November 18, 2007
MarkBernstein.org
 

What are they thinking?

I tried to read Façade again, the heralded, AI-based interactive drama by Mateas and Stern, who call themselves Procedural Arts. It didn't work out; either it doesn't run on Leopard or my G5 tower isn't hefty enough or something else is wrong. It loads, but sometimes nobody answers the door, and when they do answer the door, the characters stand around and say nothing.

So, left with nothing to read, I turned to the license agreement. It makes interesting reading. Take this:

2.a. .... Prohibited commercial purposes include, but are not limited to: (iii) Using the Software to develop a similar application on any platform for commercial distribution.
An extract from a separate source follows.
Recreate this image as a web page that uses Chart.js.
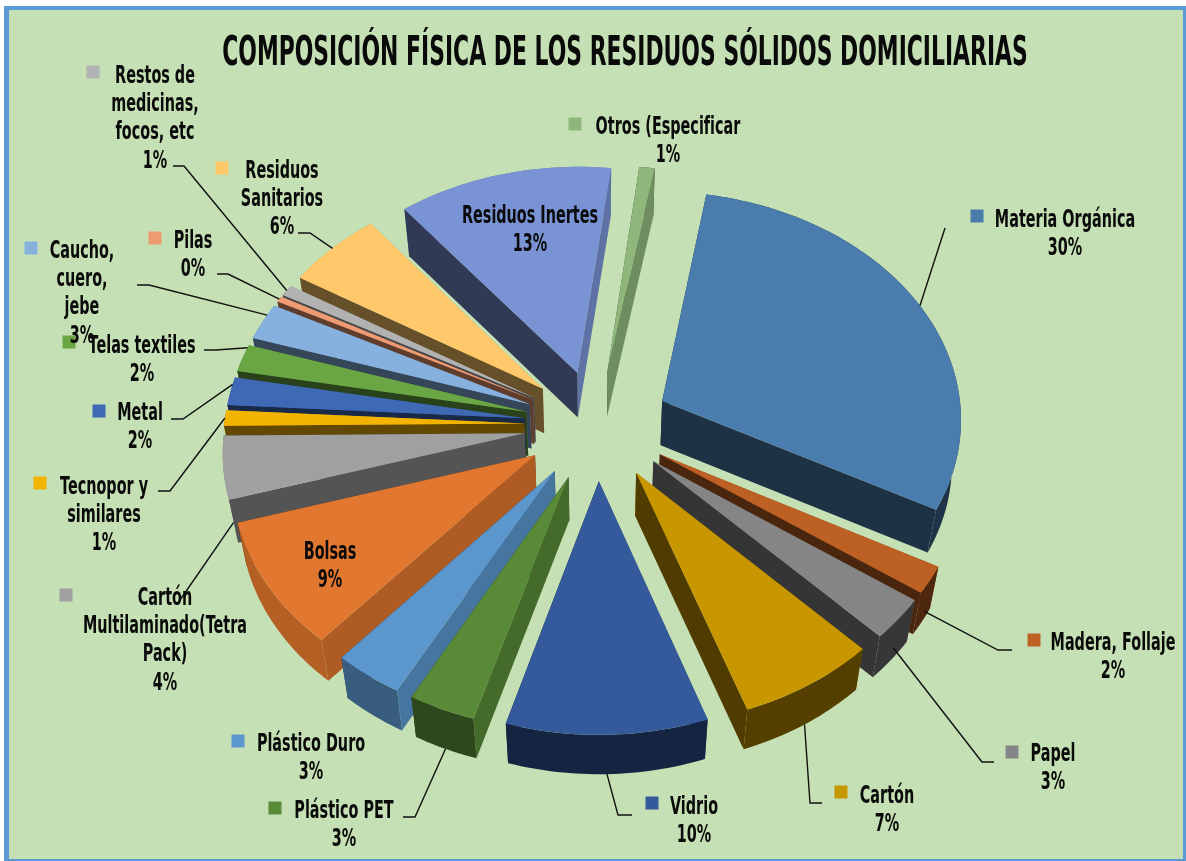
<!DOCTYPE html>
<html lang="es">
<head>
<meta charset="utf-8">
<title>Composición física</title>
<style>html,body{margin:0;padding:0;background:#fff}canvas{display:block}</style>
<script src="https://cdn.jsdelivr.net/npm/chart.js@4/dist/chart.umd.min.js"></script>
</head>
<body>
<canvas id="c" width="1186" height="861"></canvas>
<script>
const titleText = "COMPOSICIÓN FÍSICA DE LOS RESIDUOS SÓLIDOS DOMICILIARIAS";
const categories = ["Materia Orgánica","Madera, Follaje","Papel","Cartón","Vidrio","Plástico PET","Plástico Duro","Bolsas","Cartón\nMultilaminado(Tetra\nPack)","Tecnopor y\nsimilares","Metal","Telas textiles","Caucho,\ncuero,\njebe","Pilas","Restos de\nmedicinas,\nfocos, etc","Residuos\nSanitarios","Residuos Inertes","Otros (Especificar"];
const values = [30,1.94,2.94,6.94,9.97,3.33,3.47,9,4.45,1.1,1.97,1.95,2.6,0.4,0.8,5.65,12.55,0.9];
const colors = ["#4a7dae","#bc6123","#858585","#c89700","#345a9c","#598a38","#5b96cd","#e2782f","#a0a0a0","#f3b400","#3f68b5","#6aa644","#86b1de","#ee9a72","#b2b2b2","#ffc86a","#7a93d4","#8fb77c"];

// label layout: text centre x, first line y, key square centre (null = none)
const labelX = [1065,1113,1053,887,694,344,311,330,165,104,140,142,82,193,155,282,530,668];
const labelY = [220.5,643.5,754.5,796.5,807.5,811.5,744.5,552.5,598.5,487.5,413.5,346.5,251.5,241.5,76.5,171.5,216.5,127.5];
const keyPos = [[977,216],[1034,640],[1012,752],[841,792],[652,803],[275,808],[238,741],[285,548],[66,595],[40,483],[99,411],[69,342],[31,248],[155,238],[93,72],[222,168],null,[575,124]];
// leader elbows (the last point is found on the slice itself); wall: 0 top rim .. 1 base rim; along: position on the arc
const leaders = [[[945,228]],[[1012,650],[998,650]],[[994,762],[982,762]],[[822,803],[810,803]],[[632,815],[618,815]],[[403,817],[415,817]],null,null,[[180,600]],[[158,491],[170,491]],[[171,419],[183,419]],[[204,350],[216,350]],[[137,285],[149,285]],[[217,274],[228,274]],[[173,166],[184,166]],[[298,233],[310,233]],null,null];
const leaderWall = [0,.75,.7,1,1,1,0,0,.6,0,0,0,0,0,0,0,0,0];
const leaderAlong = [.5,.5,.5,.5,.5,.5,.5,.5,.05,.5,.75,.9,.7,.5,.5,.5,.5,.5];
// order in which the slices are stacked on the picture: back to front
const paintOrder = [17,16,0,15,14,13,12,11,10,9,8,7,6,5,4,1,2,3];

const LINE = 28.3, EXPLODE = 73, TILT = 0.758, PERSP = 4258, DEPTH = 44;
const FONT = '"DejaVu Sans",sans-serif', NARROW = 0.6, TITLE_NARROW = 0.718, TITLE_CX = 625;

function shade(hex, f){
  const n = parseInt(hex.slice(1),16);
  return `rgb(${(n>>16)*f|0},${((n>>8)&255)*f|0},${(n&255)*f|0})`;
}
function clamp(v){return Math.max(0,Math.min(1,v));}
function project(el, r, th, base){
  const mid = (el.startAngle + el.endAngle)/2 + Math.PI/2;
  const X = EXPLODE*Math.sin(mid) + r*Math.sin(th);
  const Y = -EXPLODE*Math.cos(mid) - r*Math.cos(th);
  const k = 1/(1 - Y/PERSP);
  let dx = X*k, dy = TILT*Y*k;
  if (base){ dx *= 0.975; dy = dy*0.985 + DEPTH; }
  return [el.x + dx, el.y + dy];
}
function poly(ctx, pts, fill){
  ctx.beginPath();
  pts.forEach((p,i)=> i ? ctx.lineTo(p[0],p[1]) : ctx.moveTo(p[0],p[1]));
  ctx.closePath();
  ctx.fillStyle = fill; ctx.fill();
}
function paintSlice(ctx, el, color){
  const a0 = el.startAngle + Math.PI/2, a1 = el.endAngle + Math.PI/2, R = el.outerRadius;
  const steps = Math.max(2, Math.ceil((a1-a0)/0.02));
  const rim = []; for(let i=0;i<=steps;i++) rim.push(a0+(a1-a0)*i/steps);
  const deg = a => ((a*180/Math.PI)%360+360)%360;
  const midA = (a0+a1)/2, t = deg(midA);
  const radial = (a,n) => ({normal:n, paint(){
    const nd = deg(n);
    const f = nd>=180 ? .4 : .4+.38*clamp((180-nd)/50);
    poly(ctx,[project(el,0,a,false),project(el,R,a,false),project(el,R,a,true),project(el,0,a,true)],shade(color,f));
  }});
  const outer = {normal:midA, paint(){
    const f = t>=190 ? .42+.38*clamp((t-190)/47) : .42;
    poly(ctx,[...rim.map(a=>project(el,R,a,false)),...rim.slice().reverse().map(a=>project(el,R,a,true))],shade(color,f));
  }};
  [radial(a0,a0-Math.PI/2),radial(a1,a1+Math.PI/2),outer]
    .sort((p,q)=>Math.cos(q.normal)-Math.cos(p.normal))   // faces turned away first
    .forEach(face=>face.paint());
  poly(ctx,[project(el,0,a0,false),...rim.map(a=>project(el,R,a,false))],color);
}

const pie3d = {
  id:'pie3d',
  afterLayout(chart){
    const tb = chart.titleBlock;
    tb.left = 64; tb.right = 1186;
    if(!tb._narrowed){
      const draw = tb.draw.bind(tb);
      tb.draw = function(){
        const c = chart.ctx; c.save();
        c.translate(TITLE_CX,0); c.scale(TITLE_NARROW,1); c.translate(-TITLE_CX,0);
        draw(); c.restore();
      };
      tb._narrowed = true;
    }
  },
  beforeDraw(chart){
    const c = chart.ctx;
    c.save();
    c.fillStyle='#fff'; c.fillRect(0,0,1186,861);
    c.fillStyle='#5b9bd5'; c.fillRect(4,6,1182,855);
    c.fillStyle='#c5e0b4'; c.fillRect(9,10,1174,849);
    c.restore();
  },
  beforeDatasetsDraw(chart){
    const c = chart.ctx, arcs = chart.getDatasetMeta(0).data;
    paintOrder.forEach(i=>paintSlice(c,arcs[i],colors[i]));
    c.save(); c.strokeStyle='#111'; c.lineWidth=1.4;
    leaders.forEach((pts,i)=>{
      if(!pts) return;
      const e = arcs[i], th = e.startAngle+(e.endAngle-e.startAngle)*leaderAlong[i]+Math.PI/2;
      const top = project(e,e.outerRadius,th,false), bot = project(e,e.outerRadius,th,true), w = leaderWall[i];
      const end = [top[0]+(bot[0]-top[0])*w, top[1]+(bot[1]-top[1])*w];
      c.beginPath();
      pts.forEach((p,k)=>k?c.lineTo(p[0],p[1]):c.moveTo(p[0],p[1]));
      c.lineTo(end[0],end[1]); c.stroke();
    });
    c.restore();
    const total = values.reduce((a,b)=>a+b,0);
    c.save();
    categories.forEach((name,i)=>{
      if(keyPos[i]){ c.fillStyle=colors[i]; c.fillRect(keyPos[i][0]-6.5,keyPos[i][1]-6.5,13,13); }
    });
    c.font = 'bold 24px '+FONT; c.textAlign='center'; c.textBaseline='middle'; c.fillStyle='#0a0a0a';
    categories.forEach((name,i)=>{
      const lines = name.split('\n').concat(Math.round(values[i]/total*100)+'%');
      lines.forEach((l,k)=>{
        c.save(); c.translate(labelX[i],labelY[i]+k*LINE); c.scale(NARROW,1);
        c.fillText(l,0,0); c.restore();
      });
    });
    c.restore();
    return false;
  }
};

new Chart(document.getElementById('c'),{
  type:'pie',
  data:{labels:categories.map(s=>s.replace(/\n/g,' ')),
        datasets:[{data:values,backgroundColor:colors,borderWidth:0,offset:0}]},
  options:{
    responsive:false,animation:false,rotation:10,
    layout:{padding:{left:297,right:289,top:0,bottom:136}},
    plugins:{
      legend:{display:false},tooltip:{enabled:false},
      title:{display:true,text:titleText,color:'#0a0a0a',
        font:{family:FONT,weight:'bold',size:41,lineHeight:1.2},
        padding:{top:30,bottom:45.8}}
    }
  },
  plugins:[pie3d]
});
</script>
</body>
</html>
What does this mean? It's a game: how would you use it to develop an application? The only way I can imagine is, you might be inspired to write a different interactive drama; if you do that, this is a license to litigate. Who knows what a judge might regard as a "similar" application. Is Richard II similar to Edward II? Are you sure that some judge in Kansas might not decide they were?

There's also

2.a. .... Prohibited commercial purposes include, but are not limited to: (iv) Using the software in any manner that is generally competitive with a Procedural Arts product as defines by Procedural Arts.

This seems an even blanker check than the previous clause. Does the definition of "generally competitive" need to be sensible? Does it need to adhere to any standard at all? Could any other dramatic performance be construed as "generally competitive"? What happens when Procedural Arts sells popcorn?

Google finds a few other products that use this language, though none of the other products or companies look very substantial.

Now, there are some strange clauses in our own contracts, like the one about injurious recipes. I guess the law is like that. And what happened here probably isn't really malign: some lawyer threw in the kitchen sink, and nobody much noticed or cared because nobody plans to enforce the license agreement. Then again: if you're a university professor, you probably know not to sign your name to a document if you don't mean it. And what could this mean?

Bizarrely, the license agreement does not appear to prohibit public performance of the work, or of a script generated from the work.

The whole blogosphere seems to be whaling on Amazon's eBook reader, the Kindle , which has DRM restrictions that get in the way, for example, of your lending an eBook to your friends. The real problem with the Kindle is the lack of a compelling offer: if it came bundled, say, with an eBook of everything you'd bought from Amazon, that would be cool. Or if it came with 1000 books of your choice. Or even if it included just a few reference works: The OED, the complete back issues of The New Yorker, the Loeb Library of Classical Literature, and the Modern Library. That's work for me.